Rob Markey (born 1964) is an American author, speaker, and business strategist. Often referred to as the Vince Lombardi of Customer Loyalty, he is perhaps best known for his research and writing on customer experience and loyalty marketing. Markey is also the co-creator of the Net Promoter System of management (NPS), along with fellow Bain & Company consultant Fred Reichheld.

== Early life ==
Markey was born and grew up in Cleveland, Ohio. He graduated with a B.A. from Brown University (1986) where he served as the Editor-in-Chief of the Critical Review. Markey received his MBA from Harvard Business School (1990).

Markey was named a Strnad Fellow at his alma mater, University School in 1982.

== Writing ==
His published articles have appeared in business publications, including two magazine articles and 19 digital articles for the Harvard Business Review. He speaks on loyalty and other business topics at management conferences and similar events. His work on loyalty and customer experience has been covered in The Wall Street Journal, New York Times, Financial Times, Fortune, Business Week and The Economist.

His most recent article, "Are You Undervaluing Your Customers?" argues for measuring and managing the value of a company's customer base, and for creating accounting standards for reporting customer metrics.

His most recent book, The Ultimate Question 2.0: How Net Promoter Companies Thrive in a Customer-Driven World, was a New York Times Bestseller and co-authored by long-time collaborator, Fred Reichheld of Bain & Company.
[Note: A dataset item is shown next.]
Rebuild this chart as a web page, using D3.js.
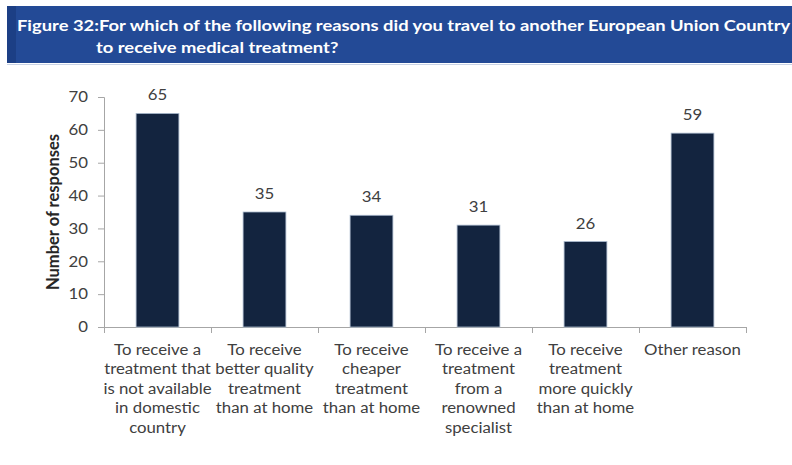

The book focuses on Net Promoter Score (NPS), a concept Reichheld developed based on his research in measuring customer satisfaction, customer retention and its link to revenue growth and profitability. This metric serves as an indicator of the loyalty and advocacy customers show for a company. In this book, Markey and Reichheld elaborate what they term the "Net Promoter System" which builds on the metric and incorporates business processes used by the companies they write about to improve customer experience for their customers.

== Professional ==
Markey is a partner in the management consultancy Bain & Company, where he has worked since 1990. He founded the firm's customer strategy and marketing practice, and led it from 2000 through 2018.

Markey is also a professor at Harvard Business School, where he teaches an MBA course in managing service operations.

He is the host of the Customer Confidential Podcast. He serves on the board of directors for AI-based customer support technology company Forethought.